Although I've described these dipole plots as calculated over syllabic time scales, it's important to note that no segmentation (syllabic or otherwise) was involved. The interview chosen as an example was 44:58.19 long. After eliminating some reading and some other non-interview material, there remained 119,645 f0 analysis frames from Terry Gross's speech, and 345,204 analysis frames from Lena Dunham's speech. The calculation that produced the two plots above simply iterated through each speaker's material, accumulating all f0 differences at lags of 1 to 40 frames (= lags of 5 to 200 milliseconds).

Similar plots at phrasal scale -- time differences from 0 to 1.2 seconds -- show similar downtrends, and a similar difference between the speakers in the magnitude of those downtrends:

;

;

Something to think about: What might be some good ways to reduce these evocative pictures to numbers that could be used to disinguish speakers, or speech styles, or languages, or physiological states or clinical diagnoses?

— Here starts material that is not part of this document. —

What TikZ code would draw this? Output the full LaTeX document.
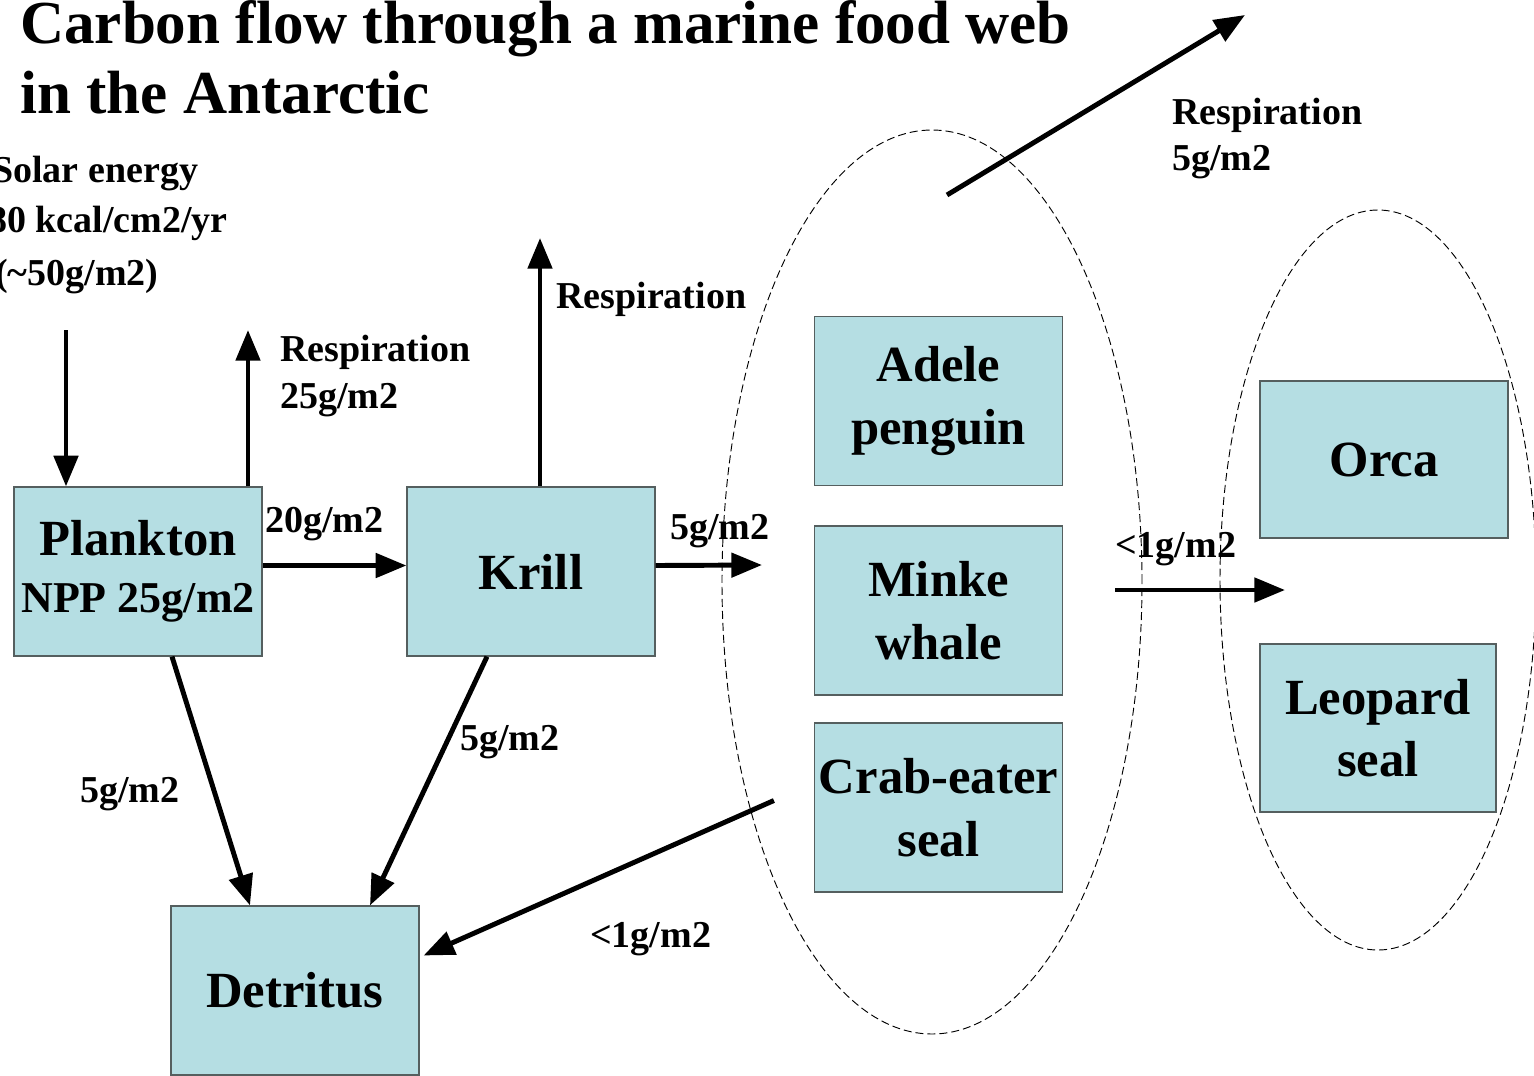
\documentclass[tikz,border=0pt]{standalone}
\usepackage{fontspec}
\setmainfont{Liberation Serif}
\usetikzlibrary{arrows.meta,calc,shapes.geometric}
\definecolor{boxfill}{RGB}{181,222,227}
\definecolor{boxline}{RGB}{85,95,95}
\begin{document}
\begin{tikzpicture}[x=0.75pt,y=-0.75pt,
  organism/.style={draw=boxline,line width=0.9pt,fill=boxfill,align=center,inner sep=0pt,
    minimum width=186pt,minimum height=126.75pt,
    font=\bfseries\fontsize{38}{47}\selectfont},
  flow/.style={line width=3.7pt,-{Triangle[length=23pt,width=18pt]}},
  lbl/.style={anchor=base west,inner sep=0pt,align=left,
    font=\bfseries\fontsize{28.5}{35}\selectfont},
  heading/.style={anchor=base west,inner sep=0pt,font=\bfseries\fontsize{45.8}{52}\selectfont},
  group/.style={draw,ellipse,dash pattern=on 6pt off 3pt,line width=0.7pt,inner sep=0pt}]
\clip (0,0) rectangle (1534,1075);
\fill[white] (0,0) rectangle (1534,1075);

% title
\node[heading] (t1) at (20,43) {Carbon flow through a marine food web};
\node[heading] (t2) at (20,113) {in the Antarctic};

% groupings of consumers
\node[group,minimum width=315pt,minimum height=678pt] (web1) at (932,582) {};
\node[group,minimum width=237pt,minimum height=555pt] (web2) at (1378,580) {};

% organisms
\node[organism] (pl) at (138,571.5)
  {Plankton\\[-4pt]{\fontsize{33}{40}\selectfont NPP 25g/m2}};
\node[organism] (kr) at (531,571.5) {Krill};
\node[organism] (det) at (295,990.5) {Detritus};
\node[organism] (adele) at (938.5,401) {Adele\\penguin};
\node[organism] (minke) at (938.5,610.5) {Minke\\whale};
\node[organism] (crab) at (938.5,807.5) {Crab-eater\\seal};
\node[organism,minimum width=186pt,minimum height=117.75pt] (orca) at (1384,459.5) {Orca};
\node[organism,minimum width=177pt,minimum height=126pt] (leo) at (1378,728) {Leopard\\seal};

% end points of the flows
\coordinate (sun) at (66,330);
\coordinate (respPl) at (248,330);
\coordinate (respKr) at (540,238);
\coordinate (plOut) at ($(pl.east)+(0,-6)$);
\coordinate (krIn) at ($(kr.west)+(0,-6)$);
\coordinate (krOut) at ($(kr.east)+(0,-6)$);
\coordinate (toWeb1) at (762,565);
\coordinate (fromWeb1) at (1115,590);
\coordinate (toWeb2) at (1285,590);
\coordinate (respWebA) at (947,195);
\coordinate (respWebB) at (1245,15);
\coordinate (crabOut) at ($(crab.west)+(-40,-7)$);

% flows
\draw[flow] (sun) -- (pl.north -| sun);
\draw[flow] (pl.north -| respPl) -- (respPl);
\draw[flow] (kr.north -| respKr) -- (respKr);
\draw[flow] (plOut) -- (krIn);
\draw[flow] (krOut) -- (toWeb1);
\draw[flow] (fromWeb1) -- (toWeb2);
\draw[flow] (respWebA) -- (respWebB);
\draw[flow] ($(pl.south)+(34,0)$) -- ($(det.north)+(-45,0)$);
\draw[flow] ($(kr.south)+(-44,0)$) -- ($(det.north)+(75,0)$);
\draw[flow] (crabOut) -- ($(det.east)+(4,-35)$);

% labels
\node[lbl] (solar) at (-8,182) {Solar energy};
\node[lbl] (solar2) at (-12,232) {80 kcal/cm2/yr};
\node[lbl] (solar3) at (-5,285) {(\textasciitilde50g/m2)};
\node[lbl] (lrp1) at (280,361) {Respiration};
\node[lbl] (lrp2) at (280,408) {25g/m2};
\node[lbl] (lrk) at (556,308) {Respiration};
\node[lbl] (l20) at (265,532) {20g/m2};
\node[lbl] (l5a) at (670,539) {5g/m2};
\node[lbl] (l1a) at (1115,557) {<1g/m2};
\node[lbl] (lrw1) at (1172,124) {Respiration};
\node[lbl] (lrw2) at (1172,170) {5g/m2};
\node[lbl] (l5b) at (80,802) {5g/m2};
\node[lbl] (l5c) at (460,750) {5g/m2};
\node[lbl] (l1b) at (590,947) {<1g/m2};
\end{tikzpicture}
\end{document}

All the analyses considered so far leave out some crucial issues. Consider the difference between a sequence of syllables on each of which the f0 rises and then falls, vs. a sequences of syllables on each of which the f0 falls and then rises.

These sequences will sound very different -- but (we can design the sequences so that) the f0 statistics will be identical. The difference in the sequences arises only because of the difference in alignment between the f0 contour and the syllable boundaries. Or, since syllable centers in general are amplitude maxima, and syllable boundaries are amplitude minima, we can see this as a phrase relation between f0 contours and amplitude contours.

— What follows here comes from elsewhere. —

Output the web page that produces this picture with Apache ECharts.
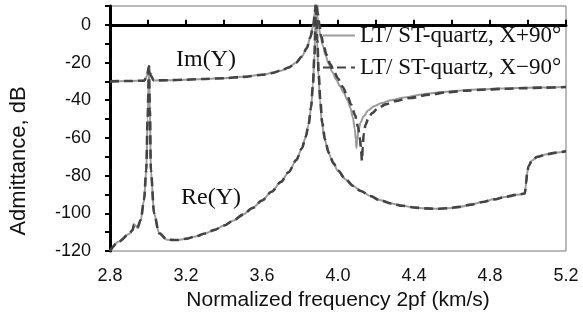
<!DOCTYPE html>
<html><head><meta charset="utf-8">
<script src="https://cdn.jsdelivr.net/npm/echarts@6/dist/echarts.min.js"></script>
<style>html,body{margin:0;padding:0;background:#fff}#c{width:583px;height:320px}</style>
</head><body><div id="c"></div>
<script>
// ---- data ----
const seriesNames = ['LT/ ST-quartz, X+90°', 'LT/ ST-quartz, X\u221290°'];
const xTickLabels = ['2.8','3.2','3.6','4.0','4.4','4.8','5.2'];
const yTickLabels = ['-120','-100','-80','-60','-40','-20','0'];
const yAxisTitle = 'Admittance, dB';
const xAxisTitle = 'Normalized frequency 2pf (km/s)';

// Im(Y), X+90° (solid)
const freqImPlus = [2.80,2.90,2.98,2.995,3.005,3.015,3.03,3.10,3.20,3.30,3.40,3.50,3.60,3.65,3.70,3.74,3.78,3.81,3.835,3.855,3.87,3.88,3.886,3.893,3.90,3.91,3.92,3.935,3.95,3.97,3.99,4.01,4.03,4.05,4.065,4.078,4.088,4.094,4.097,4.101,4.107,4.118,4.135,4.16,4.19,4.23,4.28,4.35,4.45,4.55,4.65,4.75,4.85,4.95,5.05,5.20];
const imPlus     = [-30,-29.8,-29.6,-27,-22,-27,-29.5,-29.4,-29.1,-28.7,-28.3,-27.6,-26.5,-25.6,-24.3,-22.6,-20,-16.8,-12.5,-6.5,0,8,12,4,-2,-7,-11,-16.3,-20.5,-25,-29,-32.5,-36,-40,-44,-49,-55,-61,-65.5,-61,-56.5,-52,-48.5,-45.3,-43.2,-41.5,-40,-38.5,-36.8,-35.6,-34.8,-34.2,-33.8,-33.5,-33.3,-33.0];

// Im(Y), X-90° (dashed)
const freqImMinus = [2.80,2.90,2.98,2.995,3.005,3.015,3.03,3.10,3.20,3.30,3.40,3.50,3.60,3.65,3.70,3.74,3.78,3.81,3.835,3.855,3.87,3.88,3.886,3.894,3.902,3.912,3.925,3.94,3.96,3.98,4.00,4.025,4.05,4.07,4.09,4.105,4.115,4.122,4.126,4.13,4.135,4.145,4.16,4.18,4.21,4.25,4.30,4.38,4.48,4.58,4.68,4.78,4.88,4.98,5.08,5.20];
const imMinus     = [-30,-29.8,-29.6,-27,-22,-27,-29.5,-29.4,-29.1,-28.7,-28.3,-27.6,-26.5,-25.6,-24.3,-22.6,-20,-16.8,-12.5,-6.5,0,8,12,6,0,-6,-11.5,-16,-21,-25,-28.5,-33,-38,-42.5,-48,-54,-60,-67,-72,-65,-58,-53,-49.5,-46.8,-44.3,-42.2,-40.5,-38.8,-37,-35.7,-34.9,-34.3,-33.9,-33.6,-33.3,-33.0];

// Re(Y), X+90° (solid)
const freqRePlus = [2.80,2.847,2.90,2.918,2.927,2.935,2.944,2.962,2.979,2.991,2.998,3.005,3.010,3.015,3.032,3.058,3.10,3.15,3.20,3.25,3.30,3.35,3.40,3.45,3.50,3.55,3.60,3.65,3.70,3.74,3.78,3.81,3.83,3.845,3.858,3.868,3.876,3.884,3.89,3.897,3.905,3.915,3.93,3.95,3.975,4.00,4.04,4.08,4.12,4.17,4.22,4.28,4.34,4.40,4.46,4.52,4.58,4.64,4.70,4.76,4.82,4.88,4.94,4.983,4.99,4.995,5.003,5.02,5.05,5.10,5.15,5.20];
const rePlus     = [-120,-115,-111,-109,-106,-106.5,-107.7,-103.5,-93,-77,-50,-24,-45,-77,-100,-110.5,-114,-114.2,-113.5,-112.3,-110.7,-108.8,-106.5,-103.8,-100.7,-97.2,-93.2,-88.6,-83.3,-78.2,-71.8,-65.5,-59.5,-53,-44,-32,-16,12,-8,-27,-40,-52,-61,-68,-73.5,-77.5,-82,-85.5,-88.2,-90.8,-93,-94.8,-96,-96.9,-97.4,-97.6,-97.3,-96.6,-95.4,-94,-92.6,-91.3,-90.2,-89.5,-84,-79,-75,-72,-70,-68.6,-67.8,-67];

// Re(Y), X-90° (dashed)
const freqReMinus = [2.80,2.847,2.90,2.918,2.927,2.935,2.944,2.962,2.979,2.991,2.998,3.005,3.010,3.015,3.032,3.058,3.10,3.15,3.20,3.25,3.30,3.35,3.40,3.45,3.50,3.55,3.60,3.65,3.70,3.74,3.78,3.81,3.83,3.845,3.858,3.868,3.876,3.884,3.891,3.899,3.907,3.917,3.932,3.952,3.977,4.00,4.04,4.08,4.12,4.17,4.22,4.28,4.34,4.40,4.46,4.52,4.58,4.64,4.70,4.76,4.82,4.88,4.94,4.983,4.99,4.995,5.003,5.02,5.05,5.10,5.15,5.20];
const reMinus     = [-120,-115,-111,-109,-106,-106.5,-107.7,-103.5,-93,-77,-50,-24,-45,-77,-100,-110.5,-114,-114.2,-113.5,-112.3,-110.7,-108.8,-106.5,-103.8,-100.7,-97.2,-93.2,-88.6,-83.3,-78.2,-71.8,-65.5,-59.5,-53,-44,-32,-16,12,-8,-27,-40,-52,-61,-68,-73.5,-77.3,-82,-85.5,-88.2,-90.8,-93,-94.8,-96,-96.9,-97.4,-97.6,-97.3,-96.6,-95.4,-94,-92.6,-91.3,-90.2,-89.5,-84,-79,-75,-72,-70,-68.6,-67.8,-67];

function pairs(xs, ys) { return xs.map((x, i) => [x, ys[i]]); }

const solid = { color: '#9b9b9b', width: 2 };
const dashed = { color: '#444444', width: 2.6, type: [9, 5] };
const serif = '"Liberation Serif", "Times New Roman", serif';
const sans = '"Liberation Sans", Arial, sans-serif';

const chart = echarts.init(document.getElementById('c'), null, { renderer: 'canvas' });
chart.setOption({
  animation: false,
  backgroundColor: '#fff',
  grid: { left: 110, right: 17, top: 6, bottom: 69, show: true, borderColor: '#777', borderWidth: 1, containLabel: false },
  legend: {
    orient: 'vertical', left: 317, top: 19,
    itemWidth: 32, itemHeight: 14, itemGap: 9,
    itemStyle: { color: 'rgba(0,0,0,0)', borderColor: 'rgba(0,0,0,0)', borderWidth: 0, opacity: 0 },
    data: seriesNames,
    textStyle: { fontFamily: serif, fontSize: 23, color: '#111', lineHeight: 23 }
  },
  xAxis: {
    type: 'value', min: 2.8, max: 5.2, interval: 0.4,
    name: xAxisTitle, nameLocation: 'middle', nameGap: 37,
    nameTextStyle: { fontFamily: sans, fontSize: 21, color: '#111' },
    axisLine: { lineStyle: { color: '#000', width: 3 } },
    axisTick: { inside: true, length: 5, lineStyle: { color: '#000', width: 2 } },
    minorTick: { show: true, splitNumber: 2, length: 5, lineStyle: { color: '#000', width: 2 } },
    axisLabel: { margin: 16, fontFamily: sans, fontSize: 18, color: '#111',
      formatter: v => { const i = Math.round((v - 2.8) / 0.4); return Math.abs(v - (2.8 + i * 0.4)) < 1e-6 ? xTickLabels[i] : ''; } },
    splitLine: { show: false }
  },
  yAxis: {
    type: 'value', min: -120, max: 10, interval: 20,
    axisLine: { lineStyle: { color: '#000', width: 3 } },
    axisTick: { inside: false, length: 5, lineStyle: { color: '#000', width: 2 } },
    minorTick: { show: true, splitNumber: 2, length: 5, lineStyle: { color: '#000', width: 2 } },
    axisLabel: { margin: 19, fontFamily: sans, fontSize: 18, color: '#111', showMaxLabel: false,
      formatter: v => { const i = Math.round((v + 120) / 20); return (i >= 0 && i < yTickLabels.length && v === -120 + i * 20) ? yTickLabels[i] : ''; } },
    splitLine: { show: false }
  },
  graphic: [
    { type: 'text', x: 19, y: 161, rotation: Math.PI / 2,
      style: { text: yAxisTitle, font: '22px ' + sans, fill: '#111', align: 'center', verticalAlign: 'middle' } },
    { type: 'text', left: 176, top: 48, style: { text: 'Im(Y)', font: '24px ' + serif, fill: '#111' } },
    { type: 'text', left: 181, top: 186, style: { text: 'Re(Y)', font: '24px ' + serif, fill: '#111' } }
  ],
  series: [
    { name: seriesNames[0], type: 'line', symbol: 'none', smooth: 0.3, smoothMonotone: 'x', lineStyle: solid, itemStyle: { color: solid.color }, data: pairs(freqImPlus, imPlus), z: 2 },
    { name: seriesNames[0], type: 'line', symbol: 'none', smooth: 0.3, smoothMonotone: 'x', lineStyle: solid, itemStyle: { color: solid.color }, data: pairs(freqRePlus, rePlus), z: 2 },
    { name: seriesNames[1], type: 'line', symbol: 'none', smooth: 0.3, smoothMonotone: 'x', lineStyle: dashed, itemStyle: { color: dashed.color }, data: pairs(freqImMinus, imMinus), z: 3 },
    { name: seriesNames[1], type: 'line', symbol: 'none', smooth: 0.3, smoothMonotone: 'x', lineStyle: dashed, itemStyle: { color: dashed.color }, data: pairs(freqReMinus, reMinus), z: 3 }
  ]
});
</script>
</body></html>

So we might want to look at ways to characterize the bivariate relationship between f0 and amplitude.

One simple thing to try is just to look at a two-dimensional density plot of local changes in f0 and in amplitude. In order to smooth the contours a bit, and to look at a scale that starts to be perceptually relevant, I calculated the f0 slope and the amplitude slope for all contiguous sequences of 5 voiced analysis frames (25 milliseconds) in the same Fresh Air interview we've been analyzing.

Both speakers show the preponderance of negative-slope f0 estimates at the scale in question, and also a preponderance of negative-slope amplitude estimates.

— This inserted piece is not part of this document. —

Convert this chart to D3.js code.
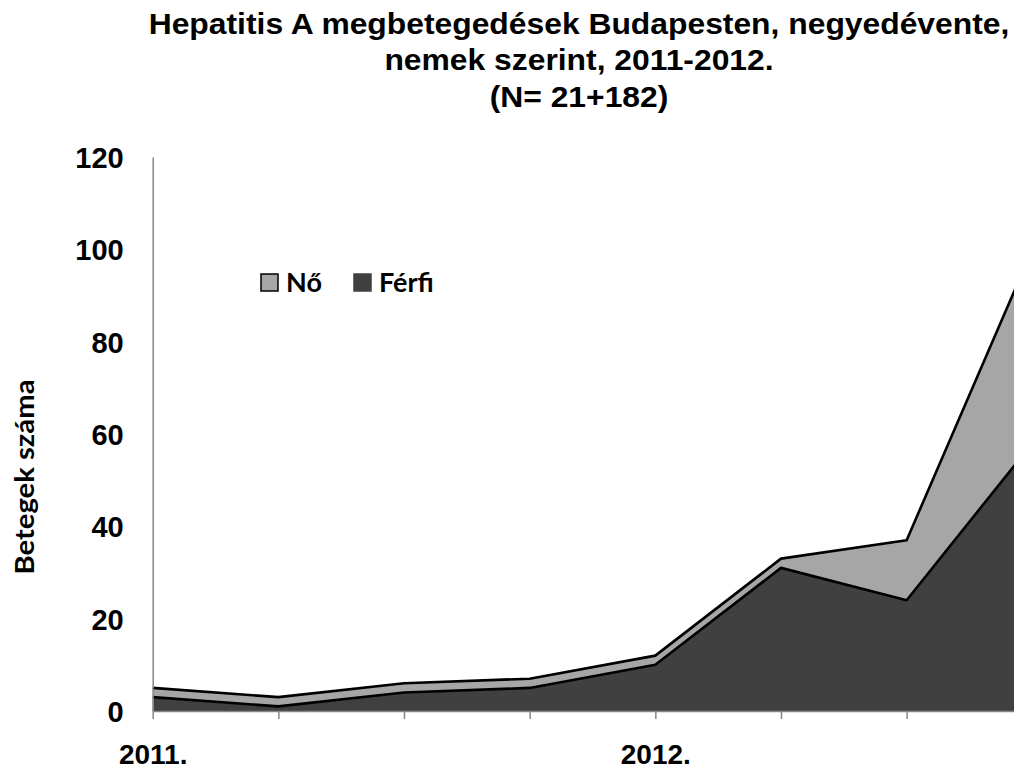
<!DOCTYPE html>
<html>
<head>
<meta charset="utf-8">
<script src="https://cdn.jsdelivr.net/npm/d3@7/dist/d3.min.js"></script>
<style>
  body { margin: 0; background: #fff; }
  svg { display: block; }
</style>
</head>
<body>
<div id="chart-area"></div>
<script>
// quarters 2011 Q1 .. 2012 Q4
const quarters = ['2011 Q1', '2011 Q2', '2011 Q3', '2011 Q4', '2012 Q1', '2012 Q2', '2012 Q3', '2012 Q4'];
const quarterLabels = ['2011.', '', '', '', '2012.', '', '', ''];
const ferfi = [3, 1, 4, 5, 10, 31, 24, 58];
const no = [2, 2, 2, 2, 2, 2, 13, 42];
const yTicks = [0, 20, 40, 60, 80, 100, 120];
const titleLines = ['Hepatitis A megbetegedések Budapesten, negyedévente,', 'nemek szerint, 2011-2012.', '(N= 21+182)'];

const W = 1014;
const H = 769;
const PLOT = { LEFT: 152.7, RIGHT: 1032.3, TOP: 157, BOTTOM: 711 };

const svg = d3.select('#chart-area').append('svg')
  .attr('width', W)
  .attr('height', H);

const data = quarters.map((q, i) => ({ q: q, 'Férfi': ferfi[i], 'Nő': no[i] }));

const x = d3.scalePoint()
  .domain(quarters)
  .range([PLOT.LEFT, PLOT.RIGHT]);

const y = d3.scaleLinear()
  .domain([0, 120])
  .range([PLOT.BOTTOM, PLOT.TOP]);

const stack = d3.stack().keys(['Férfi', 'Nő']);
const series = stack(data);
const fills = { 'Férfi': '#404040', 'Nő': '#a6a6a6' };

const area = d3.area()
  .x(d => x(d.data.q))
  .y0(d => y(d[0]))
  .y1(d => y(d[1]));

const topLine = d3.line()
  .x(d => x(d.data.q))
  .y(d => y(d[1]));

svg.selectAll('path.area')
  .data(series)
  .enter().append('path')
  .attr('class', 'area')
  .attr('d', area)
  .attr('fill', d => fills[d.key]);

svg.selectAll('path.edge')
  .data(series)
  .enter().append('path')
  .attr('class', 'edge')
  .attr('d', topLine)
  .attr('fill', 'none')
  .attr('stroke', '#000')
  .attr('stroke-width', 2.6)
  .attr('stroke-linejoin', 'round');

// x axis
const xAxis = svg.append('g')
  .attr('transform', `translate(0, ${PLOT.BOTTOM})`)
  .call(d3.axisBottom(x).tickSize(8).tickSizeOuter(0).tickFormat((d, i) => quarterLabels[i]));
xAxis.select('.domain').attr('stroke', '#868686').attr('stroke-width', 1.5);
xAxis.selectAll('.tick line').attr('stroke', '#868686').attr('stroke-width', 1.5);
xAxis.selectAll('.tick text')
  .attr('y', 53)
  .attr('dy', 0)
  .attr('fill', '#000')
  .style('font-family', 'Arial, "Liberation Sans", sans-serif')
  .style('font-weight', 'bold')
  .style('font-size', '28px');

// y axis
const yAxis = svg.append('g')
  .attr('transform', `translate(${PLOT.LEFT}, 0)`)
  .call(d3.axisLeft(y).tickValues(yTicks).tickSize(0).tickPadding(29));
yAxis.select('.domain').attr('stroke', '#868686').attr('stroke-width', 1.5);
yAxis.selectAll('.tick text')
  .attr('dy', '0.36em')
  .attr('fill', '#000')
  .style('font-family', 'Arial, "Liberation Sans", sans-serif')
  .style('font-weight', 'bold')
  .style('font-size', '29px');

// y axis title
svg.append('text')
  .attr('transform', 'translate(34, 477) rotate(-90)')
  .attr('text-anchor', 'middle')
  .attr('textLength', 195)
  .attr('lengthAdjust', 'spacingAndGlyphs')
  .style('font-family', 'Lato, "Open Sans", sans-serif')
  .style('font-weight', 'bold')
  .style('font-size', '26px')
  .text('Betegek száma');

// title, stretched a little wider like the original
const title = svg.append('g');
const titleText = title.append('text')
  .attr('text-anchor', 'middle')
  .style('font-family', 'Arial, "Liberation Sans", sans-serif')
  .style('font-weight', 'bold')
  .style('font-size', '29px');
const tspans = titleText.selectAll('tspan')
  .data(titleLines)
  .enter().append('tspan')
  .attr('x', 0)
  .attr('y', (d, i) => 34 + i * 36.5)
  .text(d => d);
const firstWidth = tspans.node().getComputedTextLength();
const sx = 861 / firstWidth;
title.attr('transform', `translate(579, 0) scale(${sx}, 1)`);

// legend
const legendItems = [
  { key: 'Nő', x: 261, stroke: '#000' },
  { key: 'Férfi', x: 354, stroke: '#404040' }
];
const legend = svg.selectAll('g.legend')
  .data(legendItems)
  .enter().append('g')
  .attr('class', 'legend')
  .attr('transform', d => `translate(${d.x}, 274)`);
legend.append('rect')
  .attr('width', 17)
  .attr('height', 17)
  .attr('fill', d => fills[d.key])
  .attr('stroke', d => d.stroke)
  .attr('stroke-width', 1.5);
legend.append('text')
  .attr('x', 25)
  .attr('y', 18)
  .style('font-family', 'Lato, "Open Sans", sans-serif')
  .style('font-weight', 'bold')
  .style('font-size', '27px')
  .text(d => d.key);
</script>
</body>
</html>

This is presumably because (the voiced part of) most syllables starts tends to start loud and get softer, and start higher in pitch and get lower.

This suggests that a majority of the increases, both in amplitude and in f0, must be taking place in the unvoiced regions between syllables.

Terry Gross also shows a strong positive correlation of f0 slope and amplitude slope:

;

Lena Dunham shows a much weaker correlation, and a considerably broader distribution of amplitude slopes overall. It may be that the higher density in the lower right quandrant (rising f0, falling amplitude) reflects a higher proportion of phrase-final rises -- though it might also reflect a tendency for accent peaks to be later:

;

Given the very large values of N, the differences between the patterns for the two speakers will surely be statistically significant. But it's not clear what they mean. What do they really imply about the distribution of syllable-level f0 and amplitude contours? And are they stable characteristics of the individuals, or just a conequence of the speech style they've adopted for this interview?

And we might want to look for ways to analyze the joint variation in f0, amplitude, spectral balance, measures of aperiodicity such as jitter and shimmer, and so on. Certainly the production and perception of prosody involves modulation of all of these parameters, not just f0.

The point of these notes is not to give you a final prescription for characterizing f0 contours, but to point out that there are many options, even without looking in detail at the relation of such contours to syntax, meaning, discourse structures, communicative context, and conversational relationships.